Retype the data exactly, from its first line to the line containing "from matplotlib.ticker import MultipleLocator", including both, and skip any picture.

============================================================

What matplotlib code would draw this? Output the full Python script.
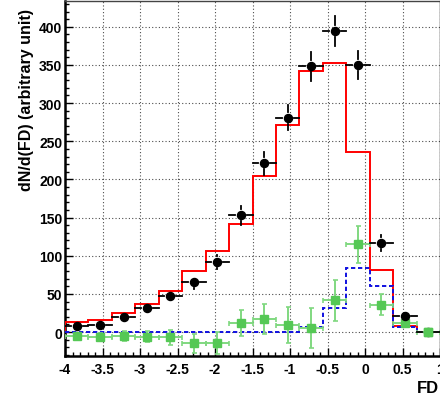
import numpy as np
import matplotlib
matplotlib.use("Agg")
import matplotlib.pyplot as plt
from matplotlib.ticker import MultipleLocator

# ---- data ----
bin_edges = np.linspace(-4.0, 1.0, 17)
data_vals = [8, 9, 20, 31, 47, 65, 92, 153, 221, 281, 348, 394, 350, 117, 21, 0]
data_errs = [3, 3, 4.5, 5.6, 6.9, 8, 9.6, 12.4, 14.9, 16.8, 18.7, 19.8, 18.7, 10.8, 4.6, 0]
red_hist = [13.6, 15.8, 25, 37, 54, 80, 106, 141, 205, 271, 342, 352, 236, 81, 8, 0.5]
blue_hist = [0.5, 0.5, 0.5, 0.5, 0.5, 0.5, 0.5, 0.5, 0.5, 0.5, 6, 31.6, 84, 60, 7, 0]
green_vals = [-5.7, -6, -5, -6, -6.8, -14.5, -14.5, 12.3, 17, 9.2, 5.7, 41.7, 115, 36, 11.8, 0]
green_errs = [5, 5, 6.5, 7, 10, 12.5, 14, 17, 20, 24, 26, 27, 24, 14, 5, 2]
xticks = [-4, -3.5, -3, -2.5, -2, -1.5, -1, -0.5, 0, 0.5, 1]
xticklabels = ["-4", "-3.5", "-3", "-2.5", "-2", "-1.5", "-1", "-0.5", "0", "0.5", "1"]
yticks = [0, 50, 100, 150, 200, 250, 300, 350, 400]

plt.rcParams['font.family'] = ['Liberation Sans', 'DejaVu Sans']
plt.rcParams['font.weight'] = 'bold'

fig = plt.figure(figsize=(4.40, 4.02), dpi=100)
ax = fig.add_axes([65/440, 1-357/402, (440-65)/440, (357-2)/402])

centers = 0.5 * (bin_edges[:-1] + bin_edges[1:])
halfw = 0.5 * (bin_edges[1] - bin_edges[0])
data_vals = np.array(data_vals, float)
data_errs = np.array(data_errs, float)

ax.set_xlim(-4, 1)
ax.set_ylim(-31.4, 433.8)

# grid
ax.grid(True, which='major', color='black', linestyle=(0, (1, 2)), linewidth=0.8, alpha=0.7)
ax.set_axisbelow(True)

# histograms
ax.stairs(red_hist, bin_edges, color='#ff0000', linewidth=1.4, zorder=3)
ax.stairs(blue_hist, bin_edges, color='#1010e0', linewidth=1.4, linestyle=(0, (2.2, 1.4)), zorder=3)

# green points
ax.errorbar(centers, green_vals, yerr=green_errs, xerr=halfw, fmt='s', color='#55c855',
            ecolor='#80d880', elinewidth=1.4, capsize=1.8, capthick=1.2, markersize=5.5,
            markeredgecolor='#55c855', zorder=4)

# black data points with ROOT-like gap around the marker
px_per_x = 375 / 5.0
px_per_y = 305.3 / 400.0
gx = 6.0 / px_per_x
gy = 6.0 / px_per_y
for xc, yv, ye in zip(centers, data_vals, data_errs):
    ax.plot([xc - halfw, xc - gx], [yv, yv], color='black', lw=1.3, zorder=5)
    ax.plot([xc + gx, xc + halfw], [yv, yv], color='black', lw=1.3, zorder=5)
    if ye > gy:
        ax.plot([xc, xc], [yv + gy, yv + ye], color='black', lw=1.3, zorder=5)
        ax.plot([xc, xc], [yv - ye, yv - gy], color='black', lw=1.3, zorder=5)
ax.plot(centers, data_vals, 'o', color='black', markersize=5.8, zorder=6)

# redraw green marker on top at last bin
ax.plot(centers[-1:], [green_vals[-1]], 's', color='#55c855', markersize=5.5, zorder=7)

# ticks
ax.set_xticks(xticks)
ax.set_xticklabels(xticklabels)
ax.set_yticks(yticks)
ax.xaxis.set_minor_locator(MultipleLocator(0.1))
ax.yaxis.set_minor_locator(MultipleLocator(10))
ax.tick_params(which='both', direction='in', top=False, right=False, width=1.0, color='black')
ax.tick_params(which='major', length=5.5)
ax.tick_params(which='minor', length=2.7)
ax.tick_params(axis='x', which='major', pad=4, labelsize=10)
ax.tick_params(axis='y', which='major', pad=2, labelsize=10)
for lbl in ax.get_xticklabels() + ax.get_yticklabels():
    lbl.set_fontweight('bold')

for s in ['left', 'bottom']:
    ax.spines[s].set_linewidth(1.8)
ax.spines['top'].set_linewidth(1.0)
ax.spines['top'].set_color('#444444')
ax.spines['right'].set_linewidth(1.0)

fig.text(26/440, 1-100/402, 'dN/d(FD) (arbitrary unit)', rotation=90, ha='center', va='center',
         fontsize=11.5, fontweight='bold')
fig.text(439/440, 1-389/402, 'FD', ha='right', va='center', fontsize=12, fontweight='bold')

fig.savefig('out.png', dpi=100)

============================================================

*Result of this task:*
What matplotlib code would draw this? Output the full Python script.
import numpy as np
import matplotlib
matplotlib.use("Agg")
import matplotlib.pyplot as plt
from matplotlib.ticker import MultipleLocator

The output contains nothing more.